Copper Benchmark copper on the London Metal Exchange ended down 0.9 percent at $5,795 a tonne on Tuesday as the dollar rose and worries about demand growth in top consumer China and elsewhere subdued sentiment, but concerns about supply curbs helped limit losses. That is particularly worrying in the context of the Chinese yuan, which has been falling since the start of the year, as China accounts for about half of global demand for industrial metals. There are downside risks around China, key areas like automotive and construction look like they are going to have a much slower year this year compared to last year, casting a darker shadow on demand prospect. On supply front, Traders expect the prospect of a strike at the Escondida copper mine in Chile, the world's biggest, and Indonesia's ban on exports from Freeport McMoRan's Grasberg mine to support copper prices.

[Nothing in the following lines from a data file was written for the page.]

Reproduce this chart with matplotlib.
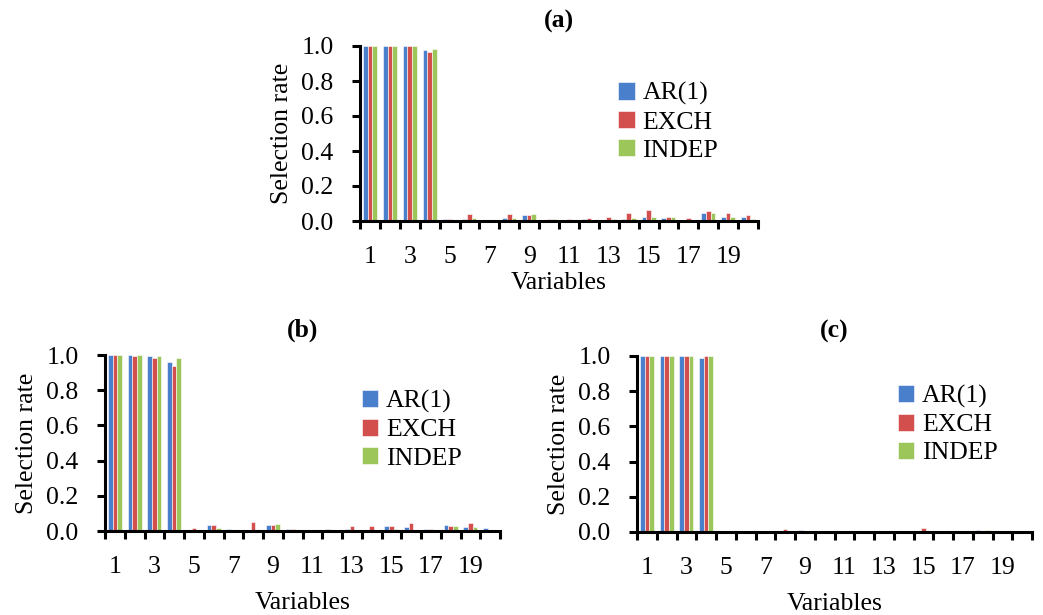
import numpy as np
import matplotlib.pyplot as plt

plt.rcParams['font.family'] = ['Liberation Serif', 'DejaVu Serif']

variables = np.arange(1, 21)
series = ["AR(1)", "EXCH", "INDEP"]
colors = ["#4A7FCB", "#D24F4D", "#9CC55A"]

# panel (a)
a_ar1 = [1.0, 1.0, 1.0, 0.975, 0.013, 0.01, 0.0, 0.017, 0.032, 0.0,
         0.0, 0.01, 0.0, 0.012, 0.025, 0.02, 0.0, 0.044, 0.023, 0.023]
a_exch = [1.0, 1.0, 1.0, 0.965, 0.01, 0.042, 0.0, 0.038, 0.032, 0.013,
          0.01, 0.017, 0.025, 0.045, 0.065, 0.025, 0.019, 0.057, 0.048, 0.034]
a_indep = [1.0, 1.0, 1.0, 0.985, 0.0, 0.017, 0.0, 0.017, 0.038, 0.01,
           0.0, 0.0, 0.01, 0.02, 0.025, 0.025, 0.0, 0.044, 0.023, 0.013]

# panel (b)
b_ar1 = [1.0, 1.0, 0.994, 0.962, 0.0, 0.036, 0.011, 0.008, 0.036, 0.01,
         0.0, 0.011, 0.011, 0.0, 0.03, 0.025, 0.011, 0.036, 0.025, 0.019]
b_exch = [1.0, 0.994, 0.985, 0.939, 0.019, 0.036, 0.008, 0.049, 0.036, 0.01,
          0.0, 0.008, 0.03, 0.03, 0.03, 0.044, 0.011, 0.03, 0.044, 0.008]
b_indep = [1.0, 1.0, 0.994, 0.981, 0.006, 0.019, 0.0, 0.004, 0.04, 0.0,
           0.004, 0.006, 0.004, 0.0, 0.011, 0.004, 0.0, 0.03, 0.025, 0.008]

# panel (c)
c_ar1 = [1.0, 1.0, 1.0, 0.99, 0.0, 0.0, 0.0, 0.004, 0.01, 0.0,
         0.0, 0.0, 0.0, 0.0, 0.004, 0.0, 0.0, 0.01, 0.0, 0.0]
c_exch = [1.0, 1.0, 1.0, 1.0, 0.006, 0.0, 0.0, 0.015, 0.0, 0.0,
          0.006, 0.0, 0.006, 0.0, 0.02, 0.0, 0.0, 0.008, 0.006, 0.0]
c_indep = [1.0, 1.0, 1.0, 1.0, 0.0, 0.0, 0.0, 0.0, 0.0, 0.0,
           0.0, 0.0, 0.0, 0.0, 0.0, 0.0, 0.0, 0.01, 0.0, 0.0]

W, H = 1043, 615
FS = 18.5
fig = plt.figure(figsize=(W / 100, H / 100), dpi=100)


def panel(box, data, title, leg_xy, xpad, xlabpad):
    left, top, right, bottom = box
    ax = fig.add_axes([left / W, 1 - bottom / H, (right - left) / W, (bottom - top) / H])
    w = 0.235
    for i, (vals, name, col) in enumerate(zip(data, series, colors)):
        ax.bar(variables + (i - 1) * w, vals, width=w, color=col,
               edgecolor="white", linewidth=0.4, label=name)
    ax.set_xlim(0.5, 20.5)
    ax.set_ylim(0, 1.0)
    yt = np.arange(0, 1.01, 0.2)
    ax.set_yticks(yt)
    ax.set_yticklabels([f"{v:.1f}" for v in yt])
    ax.set_xticks(variables[::2])
    ax.set_xticks(np.arange(0.5, 21, 1), minor=True)
    ax.tick_params(axis="x", which="major", length=0, pad=xpad, labelsize=FS)
    ax.tick_params(axis="x", which="minor", length=6, width=2.2, direction="out")
    ax.tick_params(axis="y", length=6, width=2.2, direction="out", pad=13, labelsize=FS)
    for s in ["top", "right"]:
        ax.spines[s].set_visible(False)
    for s in ["left", "bottom"]:
        ax.spines[s].set_linewidth(2.2)
    ax.set_ylabel("Selection rate", fontsize=FS, labelpad=6)
    ax.set_xlabel("Variables", fontsize=FS, labelpad=xlabpad)
    ax.set_title(title, fontsize=FS, fontweight="bold", pad=13)
    ax.legend(loc="center left", bbox_to_anchor=leg_xy, frameon=False,
              fontsize=FS, handlelength=0.65, handleheight=0.65,
              handletextpad=0.3, labelspacing=0.22, borderpad=0, borderaxespad=0)
    return ax


panel((360, 46, 758, 221), [a_ar1, a_exch, a_indep], "(a)", (0.648, 0.565), 18, 3)
panel((105, 355, 500, 531), [b_ar1, b_exch, b_indep], "(b)", (0.65, 0.575), 18, 10)
panel((637, 356, 1032, 532), [c_ar1, c_exch, c_indep], "(c)", (0.66, 0.61), 18, 10)

fig.savefig("out.png", dpi=100)
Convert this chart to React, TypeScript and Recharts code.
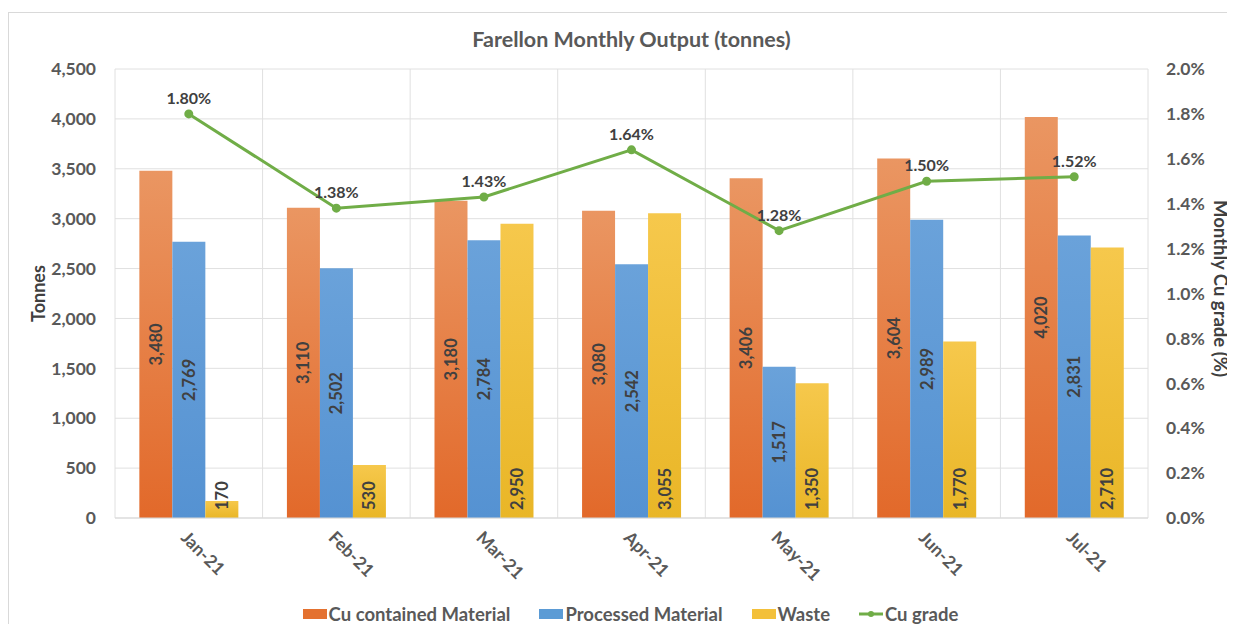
import React from 'react';
import { ComposedChart, Bar, Line, XAxis, YAxis, CartesianGrid, Legend, LabelList } from 'recharts';

const months = ['Jan-21', 'Feb-21', 'Mar-21', 'Apr-21', 'May-21', 'Jun-21', 'Jul-21'];
const cuContained = [3480, 3110, 3180, 3080, 3406, 3604, 4020];
const processed = [2769, 2502, 2784, 2542, 1517, 2989, 2831];
const waste = [170, 530, 2950, 3055, 1350, 1770, 2710];
const cuGrade = [1.8, 1.38, 1.43, 1.64, 1.28, 1.5, 1.52];

const tonnesTicks = [0, 500, 1000, 1500, 2000, 2500, 3000, 3500, 4000, 4500];
const gradeTicks = [0, 0.2, 0.4, 0.6, 0.8, 1.0, 1.2, 1.4, 1.6, 1.8, 2.0];

const data = months.map((month, i) => ({
  month,
  cu: cuContained[i],
  processed: processed[i],
  waste: waste[i],
  grade: cuGrade[i],
}));

const FONT = 'Lato, "Open Sans", sans-serif';
const TICK_COLOR = '#595959';
const LABEL_COLOR = '#404040';

const fmt = (v: number) => Number(v).toLocaleString('en-US');

const CenterLabel = (props: any) => {
  const x = Number(props.x), y = Number(props.y);
  const w = Number(props.width), h = Number(props.height);
  const cx = x + w / 2;
  const cy = y + h / 2;
  return (
    <text x={cx} y={cy} transform={`rotate(-90 ${cx} ${cy})`} textAnchor="middle" dominantBaseline="central"
      fill={LABEL_COLOR} fontSize={16.5} fontWeight={700} fontFamily={FONT}>
      {fmt(props.value)}
    </text>
  );
};

const BaseLabel = (props: any) => {
  const x = Number(props.x), y = Number(props.y);
  const w = Number(props.width), h = Number(props.height);
  const cx = x + w / 2;
  const by = y + h - 8;
  return (
    <text x={cx} y={by} transform={`rotate(-90 ${cx} ${by})`} textAnchor="start" dominantBaseline="central"
      fill={LABEL_COLOR} fontSize={16.5} fontWeight={700} fontFamily={FONT}>
      {fmt(props.value)}
    </text>
  );
};

const legendItems = [
  { name: 'Cu contained Material', color: '#E4712F', type: 'rect' },
  { name: 'Processed Material', color: '#5B9BD5', type: 'rect' },
  { name: 'Waste', color: '#F3C03A', type: 'rect' },
  { name: 'Cu grade', color: '#70AD47', type: 'line' },
];

const renderLegend = () => (
  <div style={{ display: 'flex', justifyContent: 'center', alignItems: 'center', height: 24, paddingLeft: 26, gap: 29 }}>
    {legendItems.map((it) => (
      <div key={it.name} style={{ display: 'flex', alignItems: 'center' }}>
        {it.type === 'rect' ? (
          <div style={{ width: 24, height: 10, background: it.color, marginRight: 2 }} />
        ) : (
          <svg width={24} height={10} style={{ marginRight: 2 }}>
            <line x1={0} y1={5} x2={24} y2={5} stroke={it.color} strokeWidth={3} />
            <circle cx={12} cy={5} r={3} fill={it.color} />
          </svg>
        )}
        <span style={{ fontFamily: FONT, fontWeight: 700, fontSize: 18.5, color: TICK_COLOR }}>{it.name}</span>
      </div>
    ))}
  </div>
);

export default function App() {
  return (
    <div style={{ position: 'relative', width: 1235, height: 632, margin: -8, overflow: 'hidden', background: '#fff' }}>
      <div style={{ position: 'absolute', left: 8, top: 12, width: 1240, height: 700, border: '1px solid #d9d9d9' }} />
      <div style={{ position: 'absolute', left: 0, top: 26, width: 1263, textAlign: 'center', fontFamily: FONT,
        fontWeight: 700, fontSize: 21.5, lineHeight: '26px', color: TICK_COLOR }}>
        Farellon Monthly Output (tonnes)
      </div>
      <div style={{ position: 'absolute', left: 0, top: 0 }}>
        <ComposedChart width={1235} height={632} data={data} barCategoryGap="16.5%" barGap={0}
          margin={{ top: 69, right: 0, left: 0, bottom: 6 }}>
          <defs>
            <linearGradient id="gOrange" x1="0" y1="0" x2="0" y2="1">
              <stop offset="0%" stopColor="#EA9662" />
              <stop offset="100%" stopColor="#E2692A" />
            </linearGradient>
            <linearGradient id="gBlue" x1="0" y1="0" x2="0" y2="1">
              <stop offset="0%" stopColor="#6AA2DA" />
              <stop offset="100%" stopColor="#5592D2" />
            </linearGradient>
            <linearGradient id="gYellow" x1="0" y1="0" x2="0" y2="1">
              <stop offset="0%" stopColor="#F6C84C" />
              <stop offset="100%" stopColor="#E9B627" />
            </linearGradient>
          </defs>
          <CartesianGrid yAxisId="left" stroke="#e0e0e0"
            verticalCoordinatesGenerator={({ offset }: any) =>
              months.map((_, i) => offset.left + (i * offset.width) / months.length).concat(offset.left + offset.width)} />
          <XAxis dataKey="month" height={84} tickLine={false} tickSize={0} tickMargin={12}
            axisLine={{ stroke: '#d9d9d9' }} angle={45} textAnchor="start" interval={0}
            tick={{ fontSize: 17.5, fontWeight: 700, fill: TICK_COLOR, fontFamily: FONT }} />
          <YAxis yAxisId="left" width={115} domain={[0, 4500]} ticks={tonnesTicks} axisLine={false} tickLine={false}
            tickSize={0} tickMargin={19} tickFormatter={fmt}
            tick={{ fontSize: 17.5, fontWeight: 700, fill: TICK_COLOR, fontFamily: FONT }}
            label={({ viewBox }: any) => {
              const lx = viewBox.x + 38;
              const ly = viewBox.y + viewBox.height / 2;
              return (
                <text x={lx} y={ly} transform={`rotate(-90 ${lx} ${ly})`} textAnchor="middle" dominantBaseline="central"
                  fill={LABEL_COLOR} fontSize={18} fontWeight={700} fontFamily={FONT}>Tonnes</text>
              );
            }} />
          <YAxis yAxisId="right" orientation="right" width={87} domain={[0, 2]} ticks={gradeTicks} axisLine={false}
            tickLine={false} tickSize={0} tickMargin={18} tickFormatter={(v: number) => `${v.toFixed(1)}%`}
            tick={{ fontSize: 17.5, fontWeight: 700, fill: TICK_COLOR, fontFamily: FONT }}
            label={({ viewBox }: any) => {
              const lx = viewBox.x + 73;
              const ly = viewBox.y + viewBox.height / 2 - 5;
              return (
                <text x={lx} y={ly} transform={`rotate(90 ${lx} ${ly})`} textAnchor="middle" dominantBaseline="central"
                  fill={LABEL_COLOR} fontSize={18.5} fontWeight={700} fontFamily={FONT}>Monthly Cu grade (%)</text>
              );
            }} />
          <Legend verticalAlign="bottom" content={renderLegend} wrapperStyle={{ height: 24 }} />
          <Bar yAxisId="left" dataKey="cu" name="Cu contained Material" fill="url(#gOrange)" isAnimationActive={false}>
            <LabelList dataKey="cu" content={CenterLabel} />
          </Bar>
          <Bar yAxisId="left" dataKey="processed" name="Processed Material" fill="url(#gBlue)" isAnimationActive={false}>
            <LabelList dataKey="processed" content={CenterLabel} />
          </Bar>
          <Bar yAxisId="left" dataKey="waste" name="Waste" fill="url(#gYellow)" isAnimationActive={false}>
            <LabelList dataKey="waste" content={BaseLabel} />
          </Bar>
          <Line yAxisId="right" dataKey="grade" name="Cu grade" stroke="#70AD47" strokeWidth={3}
            dot={{ r: 3, fill: '#70AD47', stroke: '#70AD47' }} activeDot={false} isAnimationActive={false}>
            <LabelList dataKey="grade" position="top" offset={10} formatter={(v: any) => `${Number(v).toFixed(2)}%`}
              fill={LABEL_COLOR} fontSize={16} fontWeight={700} fontFamily={FONT} />
          </Line>
        </ComposedChart>
      </div>
    </div>
  );
}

Soybean U.S. soybean futures rose on Tuesday on strong export demand, a momentum that would continue unless bumper South America harvest comes online, traders said. But soybeans, which have risen for five of the last six sessions, failed to break through last week's high of $10.44-1/4, a level it challenged for several times. Support can be found at the 30-day moving average. Chicago Board of Trade March soybean futures settled up 6-3/4 cents at $10.42-3/4 a bushel. CBOT March soymeal futures added $3.1 at $335.9 a tonne. CBOT March soyoil futures fell 0.14 cents at $34.3. Traded volumes of soybean, soymeal and soyoil were expected to stood at 239,695 lots, 125,928 lots, and 124,319 lots respectively.